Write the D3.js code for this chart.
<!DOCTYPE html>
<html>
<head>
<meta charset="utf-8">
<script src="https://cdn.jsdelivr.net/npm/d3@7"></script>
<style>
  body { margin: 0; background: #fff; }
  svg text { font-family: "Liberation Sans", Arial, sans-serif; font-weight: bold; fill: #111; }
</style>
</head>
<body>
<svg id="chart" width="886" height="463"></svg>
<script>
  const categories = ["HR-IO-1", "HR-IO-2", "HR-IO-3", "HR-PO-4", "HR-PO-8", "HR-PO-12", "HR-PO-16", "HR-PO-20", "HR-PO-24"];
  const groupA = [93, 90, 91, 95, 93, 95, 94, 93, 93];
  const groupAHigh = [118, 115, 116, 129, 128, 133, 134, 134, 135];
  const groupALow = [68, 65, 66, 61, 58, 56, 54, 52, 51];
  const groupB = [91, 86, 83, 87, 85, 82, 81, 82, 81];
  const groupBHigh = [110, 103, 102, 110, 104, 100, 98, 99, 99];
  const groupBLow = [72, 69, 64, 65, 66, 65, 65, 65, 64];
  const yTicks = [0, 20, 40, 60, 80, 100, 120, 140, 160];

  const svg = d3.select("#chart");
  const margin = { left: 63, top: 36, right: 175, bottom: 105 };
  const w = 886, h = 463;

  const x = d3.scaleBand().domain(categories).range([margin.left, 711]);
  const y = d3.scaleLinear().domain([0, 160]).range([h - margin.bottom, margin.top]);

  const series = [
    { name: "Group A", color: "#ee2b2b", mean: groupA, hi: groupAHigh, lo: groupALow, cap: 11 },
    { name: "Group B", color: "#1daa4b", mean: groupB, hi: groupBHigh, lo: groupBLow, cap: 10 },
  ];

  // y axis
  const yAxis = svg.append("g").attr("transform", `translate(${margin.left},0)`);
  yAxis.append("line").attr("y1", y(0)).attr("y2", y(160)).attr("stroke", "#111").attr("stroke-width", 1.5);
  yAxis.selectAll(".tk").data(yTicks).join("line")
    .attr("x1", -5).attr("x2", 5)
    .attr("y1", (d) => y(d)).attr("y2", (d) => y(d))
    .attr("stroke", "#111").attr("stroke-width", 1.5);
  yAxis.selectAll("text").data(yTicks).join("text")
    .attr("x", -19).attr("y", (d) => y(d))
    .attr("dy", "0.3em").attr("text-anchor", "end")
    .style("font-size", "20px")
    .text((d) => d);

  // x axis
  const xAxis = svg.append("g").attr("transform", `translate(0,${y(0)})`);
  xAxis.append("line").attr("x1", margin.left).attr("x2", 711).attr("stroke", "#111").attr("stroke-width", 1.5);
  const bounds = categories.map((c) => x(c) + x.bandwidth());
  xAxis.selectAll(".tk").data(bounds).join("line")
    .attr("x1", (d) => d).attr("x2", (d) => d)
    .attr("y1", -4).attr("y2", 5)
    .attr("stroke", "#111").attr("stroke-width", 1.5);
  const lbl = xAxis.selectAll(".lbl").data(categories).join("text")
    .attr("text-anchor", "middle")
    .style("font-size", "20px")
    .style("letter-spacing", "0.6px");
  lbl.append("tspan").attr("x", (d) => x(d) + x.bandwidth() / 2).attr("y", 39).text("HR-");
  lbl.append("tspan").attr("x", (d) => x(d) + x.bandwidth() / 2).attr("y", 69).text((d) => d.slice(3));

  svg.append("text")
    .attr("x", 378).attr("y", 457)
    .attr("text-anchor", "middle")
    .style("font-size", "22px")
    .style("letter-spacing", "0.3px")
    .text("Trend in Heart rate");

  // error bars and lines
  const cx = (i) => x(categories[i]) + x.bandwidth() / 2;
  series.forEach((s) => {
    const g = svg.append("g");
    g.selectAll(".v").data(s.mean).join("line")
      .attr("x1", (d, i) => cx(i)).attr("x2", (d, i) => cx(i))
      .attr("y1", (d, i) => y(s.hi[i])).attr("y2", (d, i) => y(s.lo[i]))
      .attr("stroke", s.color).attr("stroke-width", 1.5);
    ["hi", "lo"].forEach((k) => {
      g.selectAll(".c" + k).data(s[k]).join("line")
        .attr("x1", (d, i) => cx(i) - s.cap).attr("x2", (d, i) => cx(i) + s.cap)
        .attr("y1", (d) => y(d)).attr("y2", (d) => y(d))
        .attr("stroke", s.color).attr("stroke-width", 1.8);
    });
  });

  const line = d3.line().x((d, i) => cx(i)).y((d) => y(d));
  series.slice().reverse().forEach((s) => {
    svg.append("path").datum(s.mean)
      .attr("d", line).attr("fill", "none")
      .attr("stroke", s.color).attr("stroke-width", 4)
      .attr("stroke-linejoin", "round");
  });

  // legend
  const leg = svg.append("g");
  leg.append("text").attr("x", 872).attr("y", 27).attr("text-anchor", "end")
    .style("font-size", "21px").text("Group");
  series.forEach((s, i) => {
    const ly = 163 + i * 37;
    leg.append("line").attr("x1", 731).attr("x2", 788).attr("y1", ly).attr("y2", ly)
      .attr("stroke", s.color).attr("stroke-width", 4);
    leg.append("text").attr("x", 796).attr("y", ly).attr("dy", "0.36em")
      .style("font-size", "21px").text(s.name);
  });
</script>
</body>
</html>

────────────────────

Exactly repeat the lines running from the top of the listing to the line bearing "const y = d3.scaleLinear().domain([0, 160]).range([h", both of those lines included, and only them.

§ The answer:
Write the D3.js code for this chart.
<!DOCTYPE html>
<html>
<head>
<meta charset="utf-8">
<script src="https://cdn.jsdelivr.net/npm/d3@7"></script>
<style>
  body { margin: 0; background: #fff; }
  svg text { font-family: "Liberation Sans", Arial, sans-serif; font-weight: bold; fill: #111; }
</style>
</head>
<body>
<svg id="chart" width="886" height="463"></svg>
<script>
  const categories = ["HR-IO-1", "HR-IO-2", "HR-IO-3", "HR-PO-4", "HR-PO-8", "HR-PO-12", "HR-PO-16", "HR-PO-20", "HR-PO-24"];
  const groupA = [93, 90, 91, 95, 93, 95, 94, 93, 93];
  const groupAHigh = [118, 115, 116, 129, 128, 133, 134, 134, 135];
  const groupALow = [68, 65, 66, 61, 58, 56, 54, 52, 51];
  const groupB = [91, 86, 83, 87, 85, 82, 81, 82, 81];
  const groupBHigh = [110, 103, 102, 110, 104, 100, 98, 99, 99];
  const groupBLow = [72, 69, 64, 65, 66, 65, 65, 65, 64];
  const yTicks = [0, 20, 40, 60, 80, 100, 120, 140, 160];

  const svg = d3.select("#chart");
  const margin = { left: 63, top: 36, right: 175, bottom: 105 };
  const w = 886, h = 463;

  const x = d3.scaleBand().domain(categories).range([margin.left, 711]);
  const y = d3.scaleLinear().domain([0, 160]).range([h - margin.bottom, margin.top]);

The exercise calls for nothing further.